- What you will do -
Starting at the line with "Give me the matplotlib source for this chart." and stopping at the line with "from matplotlib.ticker import", repeat each line exactly. Include both and omit the rest.

(Collected data entries)
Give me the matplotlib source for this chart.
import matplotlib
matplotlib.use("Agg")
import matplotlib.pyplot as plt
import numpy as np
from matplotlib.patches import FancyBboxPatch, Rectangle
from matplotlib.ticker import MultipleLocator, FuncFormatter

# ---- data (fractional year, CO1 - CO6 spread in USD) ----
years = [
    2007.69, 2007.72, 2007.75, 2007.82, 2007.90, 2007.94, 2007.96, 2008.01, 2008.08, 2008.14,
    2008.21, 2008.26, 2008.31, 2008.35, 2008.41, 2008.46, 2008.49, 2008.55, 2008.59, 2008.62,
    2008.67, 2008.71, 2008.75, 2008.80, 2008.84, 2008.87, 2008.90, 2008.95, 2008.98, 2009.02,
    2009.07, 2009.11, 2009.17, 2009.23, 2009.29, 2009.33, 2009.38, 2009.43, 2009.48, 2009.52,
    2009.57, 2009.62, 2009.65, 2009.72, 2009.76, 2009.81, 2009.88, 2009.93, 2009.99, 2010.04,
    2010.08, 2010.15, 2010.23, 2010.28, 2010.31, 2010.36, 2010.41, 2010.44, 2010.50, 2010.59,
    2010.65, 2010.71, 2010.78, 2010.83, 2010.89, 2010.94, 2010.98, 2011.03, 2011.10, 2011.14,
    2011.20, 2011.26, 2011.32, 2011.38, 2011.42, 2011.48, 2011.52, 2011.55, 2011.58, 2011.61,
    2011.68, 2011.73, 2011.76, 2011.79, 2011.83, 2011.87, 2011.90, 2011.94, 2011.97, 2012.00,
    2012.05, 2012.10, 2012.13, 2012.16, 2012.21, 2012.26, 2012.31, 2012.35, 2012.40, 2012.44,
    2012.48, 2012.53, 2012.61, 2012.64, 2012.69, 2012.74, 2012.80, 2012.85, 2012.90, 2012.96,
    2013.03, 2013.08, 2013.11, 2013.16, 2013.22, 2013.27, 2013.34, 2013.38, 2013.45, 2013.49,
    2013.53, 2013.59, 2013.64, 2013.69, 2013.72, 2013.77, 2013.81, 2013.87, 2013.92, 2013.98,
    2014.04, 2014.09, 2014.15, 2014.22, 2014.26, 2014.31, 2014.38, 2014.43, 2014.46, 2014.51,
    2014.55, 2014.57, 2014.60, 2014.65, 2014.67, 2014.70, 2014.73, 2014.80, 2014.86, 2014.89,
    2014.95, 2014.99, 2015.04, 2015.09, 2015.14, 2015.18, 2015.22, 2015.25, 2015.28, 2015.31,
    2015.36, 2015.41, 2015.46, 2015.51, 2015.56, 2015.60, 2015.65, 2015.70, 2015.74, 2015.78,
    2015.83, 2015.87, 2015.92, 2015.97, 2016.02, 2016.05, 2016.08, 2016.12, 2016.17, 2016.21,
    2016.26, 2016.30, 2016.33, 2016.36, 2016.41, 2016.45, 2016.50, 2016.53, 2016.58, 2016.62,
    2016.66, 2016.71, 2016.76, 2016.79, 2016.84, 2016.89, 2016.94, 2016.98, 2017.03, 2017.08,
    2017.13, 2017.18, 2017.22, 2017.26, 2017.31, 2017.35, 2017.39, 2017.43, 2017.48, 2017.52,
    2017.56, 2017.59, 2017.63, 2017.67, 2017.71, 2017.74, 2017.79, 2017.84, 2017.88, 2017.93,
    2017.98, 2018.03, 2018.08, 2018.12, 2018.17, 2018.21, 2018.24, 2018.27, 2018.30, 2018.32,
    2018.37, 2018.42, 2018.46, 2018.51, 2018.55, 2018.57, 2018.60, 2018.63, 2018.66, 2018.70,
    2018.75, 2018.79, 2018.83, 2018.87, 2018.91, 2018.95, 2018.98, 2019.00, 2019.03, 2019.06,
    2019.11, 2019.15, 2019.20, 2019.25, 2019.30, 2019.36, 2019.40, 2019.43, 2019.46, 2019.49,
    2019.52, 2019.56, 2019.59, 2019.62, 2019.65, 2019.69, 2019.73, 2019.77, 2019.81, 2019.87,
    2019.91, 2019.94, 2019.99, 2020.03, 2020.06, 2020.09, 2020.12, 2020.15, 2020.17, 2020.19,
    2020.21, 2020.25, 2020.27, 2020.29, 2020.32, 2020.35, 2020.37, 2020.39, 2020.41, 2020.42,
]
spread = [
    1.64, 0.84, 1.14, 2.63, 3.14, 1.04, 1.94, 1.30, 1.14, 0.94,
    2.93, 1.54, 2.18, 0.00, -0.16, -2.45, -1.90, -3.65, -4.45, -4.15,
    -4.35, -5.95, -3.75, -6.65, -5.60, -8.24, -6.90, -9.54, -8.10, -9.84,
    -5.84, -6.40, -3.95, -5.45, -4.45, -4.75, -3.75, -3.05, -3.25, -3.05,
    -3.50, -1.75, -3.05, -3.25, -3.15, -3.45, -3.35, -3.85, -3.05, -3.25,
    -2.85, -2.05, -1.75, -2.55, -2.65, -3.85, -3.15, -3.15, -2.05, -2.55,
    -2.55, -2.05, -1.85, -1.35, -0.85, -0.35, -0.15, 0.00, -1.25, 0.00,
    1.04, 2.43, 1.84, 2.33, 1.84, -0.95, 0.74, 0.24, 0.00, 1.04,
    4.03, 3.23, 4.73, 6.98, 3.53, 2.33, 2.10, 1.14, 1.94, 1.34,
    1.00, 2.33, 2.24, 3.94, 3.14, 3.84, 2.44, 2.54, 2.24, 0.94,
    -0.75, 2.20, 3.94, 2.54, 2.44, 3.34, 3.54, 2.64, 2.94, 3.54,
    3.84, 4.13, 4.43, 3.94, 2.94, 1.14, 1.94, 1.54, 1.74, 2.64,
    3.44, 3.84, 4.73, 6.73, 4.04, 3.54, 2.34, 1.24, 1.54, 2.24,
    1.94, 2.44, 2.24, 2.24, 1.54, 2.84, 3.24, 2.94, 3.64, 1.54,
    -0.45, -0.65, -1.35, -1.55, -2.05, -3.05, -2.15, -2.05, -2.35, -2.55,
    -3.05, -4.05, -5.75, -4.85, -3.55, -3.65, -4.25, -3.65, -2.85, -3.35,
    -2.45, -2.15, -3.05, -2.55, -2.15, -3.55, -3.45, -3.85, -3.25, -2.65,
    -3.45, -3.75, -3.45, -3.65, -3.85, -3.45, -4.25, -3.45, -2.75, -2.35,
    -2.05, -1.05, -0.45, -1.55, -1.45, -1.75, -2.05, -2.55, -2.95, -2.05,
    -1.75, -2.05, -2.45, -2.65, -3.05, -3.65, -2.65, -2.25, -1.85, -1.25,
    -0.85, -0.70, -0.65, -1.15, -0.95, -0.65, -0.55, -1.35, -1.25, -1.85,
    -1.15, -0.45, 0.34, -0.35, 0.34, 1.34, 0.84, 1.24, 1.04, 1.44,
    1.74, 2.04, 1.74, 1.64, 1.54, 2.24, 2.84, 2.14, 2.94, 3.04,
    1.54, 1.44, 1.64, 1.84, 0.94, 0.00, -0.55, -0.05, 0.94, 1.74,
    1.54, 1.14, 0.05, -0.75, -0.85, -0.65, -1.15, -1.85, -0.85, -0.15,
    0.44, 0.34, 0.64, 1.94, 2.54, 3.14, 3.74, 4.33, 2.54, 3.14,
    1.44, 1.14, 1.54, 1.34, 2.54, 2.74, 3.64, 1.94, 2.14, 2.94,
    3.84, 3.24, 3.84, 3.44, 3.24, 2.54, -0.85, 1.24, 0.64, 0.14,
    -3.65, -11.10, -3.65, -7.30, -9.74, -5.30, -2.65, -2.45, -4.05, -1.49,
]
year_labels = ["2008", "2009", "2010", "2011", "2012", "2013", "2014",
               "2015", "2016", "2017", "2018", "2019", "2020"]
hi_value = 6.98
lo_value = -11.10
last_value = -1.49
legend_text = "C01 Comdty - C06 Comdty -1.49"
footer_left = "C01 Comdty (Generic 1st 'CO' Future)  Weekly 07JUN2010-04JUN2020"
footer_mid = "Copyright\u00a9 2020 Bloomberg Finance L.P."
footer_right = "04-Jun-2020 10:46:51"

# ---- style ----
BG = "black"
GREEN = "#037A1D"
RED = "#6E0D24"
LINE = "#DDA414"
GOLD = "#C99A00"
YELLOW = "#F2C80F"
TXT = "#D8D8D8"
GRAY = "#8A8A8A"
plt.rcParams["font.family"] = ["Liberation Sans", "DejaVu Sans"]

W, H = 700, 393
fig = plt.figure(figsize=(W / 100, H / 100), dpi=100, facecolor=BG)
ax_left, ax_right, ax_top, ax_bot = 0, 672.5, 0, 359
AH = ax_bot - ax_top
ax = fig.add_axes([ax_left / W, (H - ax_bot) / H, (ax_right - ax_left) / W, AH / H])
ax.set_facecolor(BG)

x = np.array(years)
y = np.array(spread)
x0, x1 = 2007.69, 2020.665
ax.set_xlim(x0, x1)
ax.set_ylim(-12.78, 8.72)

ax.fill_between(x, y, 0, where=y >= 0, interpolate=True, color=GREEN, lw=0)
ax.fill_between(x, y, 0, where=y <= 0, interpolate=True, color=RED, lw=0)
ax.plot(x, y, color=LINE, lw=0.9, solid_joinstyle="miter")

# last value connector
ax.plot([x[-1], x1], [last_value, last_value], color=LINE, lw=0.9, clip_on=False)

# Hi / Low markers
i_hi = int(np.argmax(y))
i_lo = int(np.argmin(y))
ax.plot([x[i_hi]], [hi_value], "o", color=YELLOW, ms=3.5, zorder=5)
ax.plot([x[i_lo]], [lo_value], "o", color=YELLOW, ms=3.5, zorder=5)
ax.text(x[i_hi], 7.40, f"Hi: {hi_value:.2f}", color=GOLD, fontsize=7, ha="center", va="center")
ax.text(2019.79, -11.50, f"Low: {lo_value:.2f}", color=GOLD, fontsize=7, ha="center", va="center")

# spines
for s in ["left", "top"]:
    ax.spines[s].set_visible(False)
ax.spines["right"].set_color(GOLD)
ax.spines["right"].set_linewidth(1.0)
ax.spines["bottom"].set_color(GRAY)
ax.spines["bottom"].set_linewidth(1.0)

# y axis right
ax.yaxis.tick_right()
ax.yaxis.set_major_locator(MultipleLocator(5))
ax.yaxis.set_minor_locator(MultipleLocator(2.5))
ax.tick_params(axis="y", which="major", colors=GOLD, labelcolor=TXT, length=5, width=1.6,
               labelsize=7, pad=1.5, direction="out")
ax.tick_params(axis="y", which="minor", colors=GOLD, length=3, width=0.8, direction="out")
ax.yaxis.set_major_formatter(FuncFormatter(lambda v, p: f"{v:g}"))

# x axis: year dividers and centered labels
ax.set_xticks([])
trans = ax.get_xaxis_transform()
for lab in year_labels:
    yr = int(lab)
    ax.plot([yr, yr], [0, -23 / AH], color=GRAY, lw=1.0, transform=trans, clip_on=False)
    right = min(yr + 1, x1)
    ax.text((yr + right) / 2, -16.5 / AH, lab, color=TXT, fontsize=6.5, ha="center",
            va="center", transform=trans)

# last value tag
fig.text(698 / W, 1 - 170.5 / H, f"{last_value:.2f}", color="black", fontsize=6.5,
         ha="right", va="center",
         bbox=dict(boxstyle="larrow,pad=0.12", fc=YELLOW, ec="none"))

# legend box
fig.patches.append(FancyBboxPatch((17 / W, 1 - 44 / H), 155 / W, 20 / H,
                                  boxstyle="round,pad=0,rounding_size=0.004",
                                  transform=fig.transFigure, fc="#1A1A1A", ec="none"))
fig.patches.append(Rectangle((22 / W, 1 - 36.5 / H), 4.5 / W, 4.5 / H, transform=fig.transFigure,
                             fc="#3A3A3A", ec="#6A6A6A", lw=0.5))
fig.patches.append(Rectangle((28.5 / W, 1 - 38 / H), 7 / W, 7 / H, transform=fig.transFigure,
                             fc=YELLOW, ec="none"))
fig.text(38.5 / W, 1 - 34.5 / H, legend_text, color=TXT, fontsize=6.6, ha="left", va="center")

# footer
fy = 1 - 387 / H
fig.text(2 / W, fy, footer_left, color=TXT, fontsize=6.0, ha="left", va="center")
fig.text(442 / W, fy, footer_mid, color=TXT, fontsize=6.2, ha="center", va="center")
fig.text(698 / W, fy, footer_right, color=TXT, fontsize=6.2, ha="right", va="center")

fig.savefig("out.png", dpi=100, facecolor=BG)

---

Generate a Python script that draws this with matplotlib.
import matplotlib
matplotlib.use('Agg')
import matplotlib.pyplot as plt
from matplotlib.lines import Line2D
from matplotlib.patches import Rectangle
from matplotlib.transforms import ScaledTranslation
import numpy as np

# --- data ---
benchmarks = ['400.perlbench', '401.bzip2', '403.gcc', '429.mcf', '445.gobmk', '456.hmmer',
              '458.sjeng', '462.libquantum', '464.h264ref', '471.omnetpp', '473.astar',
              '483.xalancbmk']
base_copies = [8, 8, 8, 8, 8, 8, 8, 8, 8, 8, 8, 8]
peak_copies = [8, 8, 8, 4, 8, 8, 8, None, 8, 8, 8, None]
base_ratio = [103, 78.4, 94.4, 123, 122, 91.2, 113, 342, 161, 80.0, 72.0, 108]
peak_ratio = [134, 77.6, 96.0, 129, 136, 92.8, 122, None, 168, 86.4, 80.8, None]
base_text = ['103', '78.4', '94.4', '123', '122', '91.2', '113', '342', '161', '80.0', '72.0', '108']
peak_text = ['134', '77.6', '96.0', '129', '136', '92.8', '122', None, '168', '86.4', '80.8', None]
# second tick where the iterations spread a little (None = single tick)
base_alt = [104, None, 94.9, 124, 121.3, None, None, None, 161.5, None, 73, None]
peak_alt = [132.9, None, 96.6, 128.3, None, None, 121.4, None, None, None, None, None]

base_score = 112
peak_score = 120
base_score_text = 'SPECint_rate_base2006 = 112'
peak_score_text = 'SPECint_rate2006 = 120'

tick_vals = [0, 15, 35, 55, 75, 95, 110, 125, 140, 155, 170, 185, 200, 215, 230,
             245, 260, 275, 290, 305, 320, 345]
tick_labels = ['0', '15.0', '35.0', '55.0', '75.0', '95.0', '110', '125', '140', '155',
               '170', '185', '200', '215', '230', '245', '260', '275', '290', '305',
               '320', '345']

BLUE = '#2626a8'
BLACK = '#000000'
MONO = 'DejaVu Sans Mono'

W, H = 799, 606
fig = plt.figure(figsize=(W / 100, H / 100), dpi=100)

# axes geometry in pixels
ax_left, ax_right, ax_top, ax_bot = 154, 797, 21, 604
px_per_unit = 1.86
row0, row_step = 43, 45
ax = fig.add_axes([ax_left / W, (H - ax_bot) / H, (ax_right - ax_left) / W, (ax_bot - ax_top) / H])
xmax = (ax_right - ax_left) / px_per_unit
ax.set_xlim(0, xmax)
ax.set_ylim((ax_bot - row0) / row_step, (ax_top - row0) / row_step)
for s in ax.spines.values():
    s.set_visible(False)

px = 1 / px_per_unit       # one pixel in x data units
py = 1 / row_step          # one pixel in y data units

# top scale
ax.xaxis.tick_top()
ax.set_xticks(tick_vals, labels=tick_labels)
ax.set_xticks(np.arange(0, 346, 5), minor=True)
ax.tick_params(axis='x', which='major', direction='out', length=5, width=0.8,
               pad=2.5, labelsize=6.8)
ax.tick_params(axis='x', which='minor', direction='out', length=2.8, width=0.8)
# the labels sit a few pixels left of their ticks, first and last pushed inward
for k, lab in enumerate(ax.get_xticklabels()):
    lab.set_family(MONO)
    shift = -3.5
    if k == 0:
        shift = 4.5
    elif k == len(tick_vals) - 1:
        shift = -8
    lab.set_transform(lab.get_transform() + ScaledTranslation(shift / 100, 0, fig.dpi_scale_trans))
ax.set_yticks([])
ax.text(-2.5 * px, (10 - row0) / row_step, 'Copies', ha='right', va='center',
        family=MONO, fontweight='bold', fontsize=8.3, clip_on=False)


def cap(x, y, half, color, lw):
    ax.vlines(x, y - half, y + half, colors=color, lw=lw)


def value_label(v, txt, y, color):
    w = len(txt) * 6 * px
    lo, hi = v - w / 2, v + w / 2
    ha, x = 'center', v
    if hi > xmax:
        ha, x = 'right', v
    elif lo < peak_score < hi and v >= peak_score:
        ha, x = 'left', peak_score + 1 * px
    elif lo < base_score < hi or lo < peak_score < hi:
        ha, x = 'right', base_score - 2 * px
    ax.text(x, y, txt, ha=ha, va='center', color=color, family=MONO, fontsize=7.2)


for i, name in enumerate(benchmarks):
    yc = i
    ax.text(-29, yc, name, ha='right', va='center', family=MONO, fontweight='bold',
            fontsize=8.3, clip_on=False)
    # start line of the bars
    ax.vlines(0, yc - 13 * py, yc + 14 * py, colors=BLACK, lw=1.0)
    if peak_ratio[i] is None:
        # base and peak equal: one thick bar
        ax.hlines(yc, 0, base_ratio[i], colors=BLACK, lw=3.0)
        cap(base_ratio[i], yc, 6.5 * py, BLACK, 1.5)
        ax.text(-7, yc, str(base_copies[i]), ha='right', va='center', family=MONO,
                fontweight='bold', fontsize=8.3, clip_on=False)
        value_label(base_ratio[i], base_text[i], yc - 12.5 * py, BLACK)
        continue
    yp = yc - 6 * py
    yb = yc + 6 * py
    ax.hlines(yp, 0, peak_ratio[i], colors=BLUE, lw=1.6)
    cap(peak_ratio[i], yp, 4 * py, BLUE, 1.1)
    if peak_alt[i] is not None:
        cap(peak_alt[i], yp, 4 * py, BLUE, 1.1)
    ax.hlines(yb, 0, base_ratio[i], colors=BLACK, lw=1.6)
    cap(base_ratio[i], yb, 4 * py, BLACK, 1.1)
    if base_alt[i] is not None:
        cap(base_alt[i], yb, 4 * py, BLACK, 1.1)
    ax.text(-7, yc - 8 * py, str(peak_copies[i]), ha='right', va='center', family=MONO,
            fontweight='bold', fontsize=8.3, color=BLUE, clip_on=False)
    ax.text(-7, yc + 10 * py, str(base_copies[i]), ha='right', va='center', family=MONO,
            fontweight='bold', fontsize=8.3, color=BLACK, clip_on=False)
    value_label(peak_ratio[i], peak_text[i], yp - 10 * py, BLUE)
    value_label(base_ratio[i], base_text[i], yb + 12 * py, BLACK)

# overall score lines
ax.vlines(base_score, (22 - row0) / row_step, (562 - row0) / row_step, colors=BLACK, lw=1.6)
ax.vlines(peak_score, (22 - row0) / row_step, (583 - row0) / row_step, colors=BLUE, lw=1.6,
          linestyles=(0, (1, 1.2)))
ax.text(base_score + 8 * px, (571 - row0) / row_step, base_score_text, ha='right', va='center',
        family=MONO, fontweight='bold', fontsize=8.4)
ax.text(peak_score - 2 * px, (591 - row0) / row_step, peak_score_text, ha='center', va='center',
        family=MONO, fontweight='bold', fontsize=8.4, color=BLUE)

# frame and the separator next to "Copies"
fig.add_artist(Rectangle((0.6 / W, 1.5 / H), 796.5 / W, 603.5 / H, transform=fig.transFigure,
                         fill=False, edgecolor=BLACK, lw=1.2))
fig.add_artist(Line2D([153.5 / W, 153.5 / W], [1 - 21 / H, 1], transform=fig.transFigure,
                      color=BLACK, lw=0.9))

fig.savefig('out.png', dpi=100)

- Complete answer -
Give me the matplotlib source for this chart.
import matplotlib
matplotlib.use("Agg")
import matplotlib.pyplot as plt
import numpy as np
from matplotlib.patches import FancyBboxPatch, Rectangle
from matplotlib.ticker import MultipleLocator, FuncFormatter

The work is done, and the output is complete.